The mission of the Social Work Program at Bloomsburg University is to prepare students for baccalaureate level generalist social work practice with a liberal arts foundation and a focus on critical thinking.
Opportunities are provided for the student to gain social work knowledge, values, ethics, and skills to work with client systems of all types and sizes. An emphasis is placed on an appreciation for human diversity and a strong commitment to social and economic justice. Students are prepared through courses to engage in the social change process through interface with the regional community.
Definition of Generalist Social Work Practice
Generalist social work practice involves the problem solving process (problem definition, assessment, interventions, and evaluation of self and practice). The problem solving process is based on a liberal arts foundation that is integrated into the social work professional core and guided by systems and ecological theories, the social work code of ethics, an appreciation of human diversity, and a commitment to social and economic justice.

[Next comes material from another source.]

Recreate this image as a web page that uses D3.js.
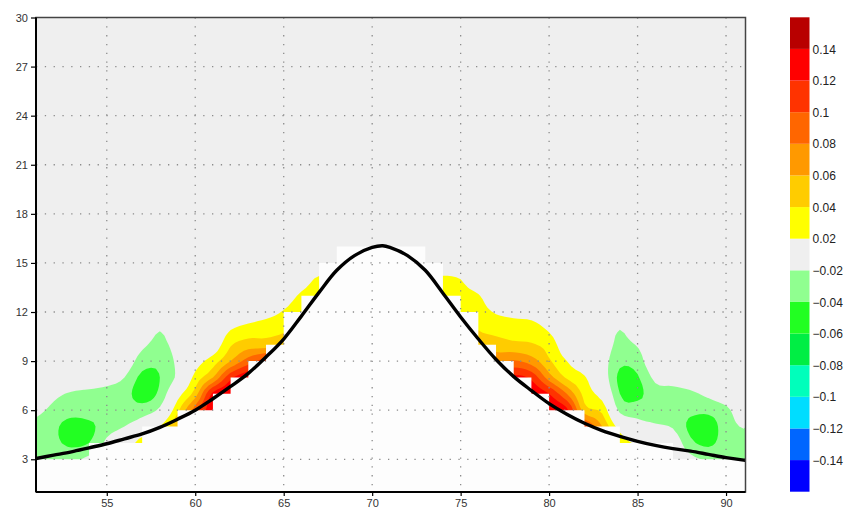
<!DOCTYPE html>
<html>
<head>
<meta charset="utf-8">
<title>contour</title>
<script src="https://cdn.jsdelivr.net/npm/d3@7"></script>
<style>
body { margin: 0; background: #fff; }
svg text { font-family: "Liberation Sans", Arial, sans-serif; }
</style>
</head>
<body>
<svg id="chart" width="862" height="510"></svg>
<script>
// field sampled on a unit grid, x = 51..91, y = 1..30
var gridX = d3.range(51, 92);
var gridY = d3.range(1, 31);

// values in hundredths, one row per y (rows not listed are 0)
//           51 .. 60                                          61 .. 70                                  71 .. 80                                   81 .. 91
var row02 = [-2.5,-2.5,-2,-1,0,0,0,0,0,0,                       0,0,0,0,0,0,0,0,0,0,                      0,0,0,0,0,0,0,0,0,0,                       0,0,0,0,0,0,0,-1.5,-2,-2,-2];
var row03 = [-2.5,-2.5,-2.5,-1.5,-0.5,0,2,4,6,8,                10,10,10,10,10,10,10,10,10,10,            10,10,10,10,10,10,10,10,10,10,             10,10,8,5,2,0,0,-1.5,-2.2,-2.2,-2.2];
var row04 = [-3,-3.5,-4.5,-4,-1.5,0.5,3,5,8,11,                 12,12,12,12,12,12,12,12,12,12,            12,12,12,12,12,12,12,12,12,13,             13,13,9,3.5,1.5,0,-0.5,-3.5,-4.5,-3,-3];
var row05 = [-2.5,-3.5,-5,-4.5,-3,-2,-0.5,2,6,10,               13,13,13,13,13,13,13,13,13,13,            13,13,13,13,13,13,13,13,13,13,             13,10.5,6,1,-1,-1.7,-2.2,-4.5,-5,-3,-1.8];
var row06 = [-1.5,-2.5,-3,-3,-3.2,-3,-3,-1.5,3.5,9,             13.5,14,14,13,13,13,13,13,13,13,          13,13,13,13,13,13,13,13,13,13.5,           12.5,5,3.5,-2.5,-3,-3,-3.2,-3.5,-3.5,-2.5,-0.5];
var row07 = [0,-1.5,-2.2,-2.5,-2.8,-3.2,-5,-3.5,1,5,            12.5,13.8,14,14,13,13,13,13,13,13,        13,13,13,13,13,13,13,13,13.5,12,           8,3.3,1,-4,-4.5,-2.8,-2.8,-2.4,-1.5,-0.5,0];
var row08 = [0,0,-0.5,-0.5,-1,-2,-4.5,-4,-1.5,2.7,              6,11.5,13.5,14,13,12,12,12,12,12,         12,12,12,12,12,12,11,12.5,11.5,7,          3.7,2.2,-0.5,-4.5,-4.2,-1.5,-1,-0.5,0,0,0];
var row09 = [0,0,0,0,0,-0.5,-3,-3.5,-1.5,1,                     3,6,9,11,12,11,11,11,11,11,               11,11,11,11,11,9,7.5,8.2,7,4.3,            2,0.5,-1,-3.5,-3,0,0,0,0,0,0];
var row10 = [0,0,0,0,0,0,-1.5,-2.7,-1,0,                        0.5,3.8,5,5,6,8,8,8,8,8,                  8,8,8,8,7,6,5,4.5,4.2,3.2,                 0.5,0,-0.5,-2.7,-1.8,0,0,0,0,0,0];
var row11 = [0,0,0,0,0,0,0,-1.8,0,0,                            0,1.8,2.7,3.2,3.5,5,6,6,6,6,              6,6,6,5,6,3.8,3.2,3,3,1.6,                 0,0,0,-1.9,0,0,0,0,0,0,0];
var row12 = [0,0,0,0,0,0,0,0,0,0,                               0,0,0.5,1.2,2.2,4,5,5,5,5,                5,5,5,5,3.8,3,1.8,1.4,1,0,                 0,0,0,0,0,0,0,0,0,0,0];
var row13 = [0,0,0,0,0,0,0,0,0,0,                               0,0,0,0,0.5,2.5,4,3,3,3,                  3,3,3,3.5,3,2.2,0,0,0,0,                   0,0,0,0,0,0,0,0,0,0,0];
var row14 = [0,0,0,0,0,0,0,0,0,0,                               0,0,0,0,0,0.5,2.5,2,1,1,                  1,1,2,2.5,2,0,0,0,0,0,                     0,0,0,0,0,0,0,0,0,0,0];

// contour levels and colours (lowest band first)
var levels = [-0.14,-0.12,-0.1,-0.08,-0.06,-0.04,-0.02,0.02,0.04,0.06,0.08,0.1,0.12,0.14];
var colors = ["#0000ff","#0066ff","#00ddff","#00ffbb","#00ee44","#22ff22","#90ff90","#efefef",
              "#ffff00","#ffcc00","#ff9900","#ff6600","#ff3300","#ff0000","#b80000"];
var levelLabels = ["\u22120.14","\u22120.12","\u22120.1","\u22120.08","\u22120.06","\u22120.04","\u22120.02",
                   "0.02","0.04","0.06","0.08","0.1","0.12","0.14"];

// masked (blank) region under the curve: top of each unit column
var maskX   = d3.range(51, 93);
var maskTop = [3,3,3,4,4,4,5,5,6,6, 7,8,9,10,12,13,15,16,16,16, 16,16,15,13,12,10,9,8,7,6, 6,5,5,4,4,4,3,3,3,3, 3,3];

// black curve
var curveX = [51,52,53,54,55,56,57,58,59,60,61,62,63,64,65,66,67,68,69,70,70.6,71,72,73,74,75,76,77,78,79,80,81,82,83,84,85,86,87,88,89,90,91,91.2];
var curveY = [3.05,3.25,3.45,3.7,3.95,4.25,4.55,4.95,5.45,6.0,6.7,7.45,8.25,9.25,10.35,11.75,13.2,14.55,15.45,15.95,16.05,15.95,15.45,14.55,13.15,11.7,10.35,9.1,8.05,7.2,6.4,5.75,5.2,4.75,4.4,4.1,3.85,3.65,3.5,3.3,3.1,2.95,2.93];

var xTicks = [55,60,65,70,75,80,85,90];
var yTicks = [3,6,9,12,15,18,21,24,27,30];

var svg = d3.select("#chart");
var L = 36, R = 745.5, T = 17.5, B = 492;

var x = d3.scaleLinear().domain([51, 91.1]).range([L, R]);
var y = d3.scaleLinear().domain([1, 30]).range([B, T]);

svg.append("clipPath").attr("id", "clip")
    .append("rect").attr("x", L).attr("y", T).attr("width", R - L).attr("height", B - T);
var plot = svg.append("g").attr("clip-path", "url(#clip)");

// flatten rows into the grid
var rows = {2: row02, 3: row03, 4: row04, 5: row05, 6: row06, 7: row07, 8: row08,
            9: row09, 10: row10, 11: row11, 12: row12, 13: row13, 14: row14};
var n = gridX.length, m = gridY.length;
var values = new Array(n * m).fill(0);
gridY.forEach(function(yy, j) {
    var row = rows[yy];
    if (!row) return;
    row.forEach(function(v, i) { values[j * n + i] = v / 100; });
});

// resample the grid 4x (cubic, clamped to the cell's corner range) so the
// filled contours come out rounded instead of straight-edged
var f = 4;
var N = (n - 1) * f + 1, M = (m - 1) * f + 1;
function val(i, j) {
    i = Math.max(0, Math.min(n - 1, i));
    j = Math.max(0, Math.min(m - 1, j));
    return values[j * n + i];
}
function cr(p0, p1, p2, p3, t) {
    return 0.5 * (2 * p1 + (-p0 + p2) * t + (2 * p0 - 5 * p1 + 4 * p2 - p3) * t * t
                  + (-p0 + 3 * p1 - 3 * p2 + p3) * t * t * t);
}
var fine = new Array(N * M);
for (var J = 0; J < M; J++) {
    var j0 = Math.min(Math.floor(J / f), m - 2), ty = J / f - j0;
    for (var I = 0; I < N; I++) {
        var i0 = Math.min(Math.floor(I / f), n - 2), tx = I / f - i0;
        var c = [-1, 0, 1, 2].map(function(k) {
            return cr(val(i0 - 1, j0 + k), val(i0, j0 + k), val(i0 + 1, j0 + k), val(i0 + 2, j0 + k), tx);
        });
        var v = cr(c[0], c[1], c[2], c[3], ty);
        var corners = [val(i0, j0), val(i0 + 1, j0), val(i0, j0 + 1), val(i0 + 1, j0 + 1)];
        fine[J * N + I] = Math.max(d3.min(corners), Math.min(d3.max(corners), v));
    }
}

var color = d3.scaleThreshold().domain(levels).range(colors);
var contours = d3.contours().size([N, M]).thresholds(levels)(fine);

// contour coordinate c -> fine sample index c - 0.5
var proj = d3.geoTransform({
    point: function(px, py) {
        this.stream.point(x(gridX[0] + (px - 0.5) / f), y(gridY[0] + (py - 0.5) / f));
    }
});
var path = d3.geoPath(proj);

plot.append("rect").attr("x", L).attr("y", T).attr("width", R - L).attr("height", B - T)
    .attr("fill", "#efefef");

plot.append("g").selectAll("path")
    .data(contours)
    .enter().append("path")
    .attr("d", path)
    .attr("fill", function(d) { return color(d.value); })
    .attr("stroke", "none");

// blank area below the curve (stepped, per column)
var maskArea = d3.area()
    .curve(d3.curveStepAfter)
    .x(function(d) { return x(d[0]); })
    .y0(B)
    .y1(function(d) { return y(d[1]); });
plot.append("path")
    .datum(d3.zip(maskX, maskTop))
    .attr("fill", "#fdfdfd")
    .attr("d", maskArea);

// dotted grid
plot.append("g").selectAll("line")
    .data(xTicks)
    .enter().append("line")
    .attr("x1", function(d) { return x(d); }).attr("x2", function(d) { return x(d); })
    .attr("y1", T).attr("y2", B)
    .attr("stroke", "#8c8c8c").attr("stroke-width", 1.3).attr("stroke-dasharray", "1.3,7.5");
plot.append("g").selectAll("line")
    .data(yTicks.slice(0, -1))
    .enter().append("line")
    .attr("y1", function(d) { return y(d); }).attr("y2", function(d) { return y(d); })
    .attr("x1", L).attr("x2", R)
    .attr("stroke", "#8c8c8c").attr("stroke-width", 1.3).attr("stroke-dasharray", "1.3,7.5");

// the curve
var line = d3.line()
    .curve(d3.curveCatmullRom)
    .x(function(d) { return x(d[0]); })
    .y(function(d) { return y(d[1]); });
plot.append("path")
    .datum(d3.zip(curveX, curveY))
    .attr("fill", "none")
    .attr("stroke", "#000")
    .attr("stroke-width", 3.4)
    .attr("d", line);

// frame
svg.append("rect").attr("x", L).attr("y", T).attr("width", R - L).attr("height", B - T)
    .attr("fill", "none").attr("stroke", "#444").attr("stroke-width", 1.5);
svg.append("line").attr("x1", L).attr("x2", L).attr("y1", T).attr("y2", B)
    .attr("stroke", "#000").attr("stroke-width", 2);
svg.append("line").attr("x1", L).attr("x2", R).attr("y1", B).attr("y2", B)
    .attr("stroke", "#000").attr("stroke-width", 2);

// axes
var yAxis = svg.append("g").attr("transform", "translate(" + L + ",0)")
    .call(d3.axisLeft(y).tickValues(yTicks).tickSize(5).tickPadding(3));
var xAxis = svg.append("g").attr("transform", "translate(0," + B + ")")
    .call(d3.axisBottom(x).tickValues(xTicks).tickSize(4).tickPadding(3));
[yAxis, xAxis].forEach(function(a) {
    a.select(".domain").remove();
    a.selectAll("line").attr("stroke", "#000").attr("stroke-width", 1.2);
    a.selectAll("text").attr("font-size", "11px").attr("fill", "#333");
});

// colour bar
var cbX = 790, cbW = 19.5, cbTop = 17.3, cbBot = 491.7;
var cy = d3.scaleLinear().domain([0, colors.length]).range([cbBot, cbTop]);
var cb = svg.append("g");
cb.selectAll("rect")
    .data(colors)
    .enter().append("rect")
    .attr("x", cbX)
    .attr("y", function(d, i) { return cy(i + 1); })
    .attr("width", cbW)
    .attr("height", function(d, i) { return cy(i) - cy(i + 1); })
    .attr("fill", function(d) { return d; });
cb.selectAll("text")
    .data(levelLabels)
    .enter().append("text")
    .attr("x", cbX + cbW + 3)
    .attr("y", function(d, i) { return cy(i + 1) + 1.5; })
    .attr("dominant-baseline", "middle")
    .attr("font-size", "12px")
    .attr("fill", "#222")
    .text(function(d) { return d; });
</script>
</body>
</html>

A generalist social worker has the ability to intervene in all sizes of client systems with varied practice roles as determined by the practice situation or practice settings.
Program’s Goals and Educational Objectives
- Prepare graduates for competent generalist social work practice with individuals, diverse family types, groups of various sizes, organizations, and communities using a problem solving model and ecological systems theory.
- Enhance the effectiveness of students in generalist social work practice with diverse populations. Prepare students with an understanding of human development and behavior in the social environment that focuses on both human diversity variables and the interrelationships of individuals, family, groups, organizations, and communities for assessment of strengths and needs in practice situations.
- Integrate social work values and ethics throughout the curriculum providing the student with ongoing opportunities for discussion of ethical dilemmas and the development of a conceptual/applied understanding of the NASW Code of Ethics.
- Motivate and prepare students for practice with an understanding of the importance of continued self-reflection and professional development throughout their social work career.
Social Work graduates demonstrate the ability to ...
- Apply critical thinking skills within the context of professional social work practice
- Understand the value base of the profession and its ethical standards and principles, and practice accordingly
- Practice without discrimination and with respect, knowledge, and skills related to clients’ age, class, color, culture, disability, ethnicity, family structure, gender, marital status, national origin, race, religion, sex, and sexual orientation.
- Understand the forms and mechanisms of oppression and discrimination and apply strategies of advocacy and social change that advance social and economic justice.
- Understand and interpret the history of the social work profession and its contemporary structures and issues.
- Apply the knowledge and skills of generalist social work practice with systems of all sizes.
- Use theoretical frameworks supported by empirical evidence to understand individual development and behavior across the life span and the interactions among individuals and between individuals and families, groups, organizations, and communities.
- Analyze, formulate, and influence social policies.
- Evaluate research studies, apply research findings to practice, and evaluate their own practice interventions.
- Use communication skills differentially across client populations, colleagues, and communities.
- Use supervision and consultation appropriate to social work practice.
- Function within the structure of organizations and service delivery systems and seek necessary organizational change.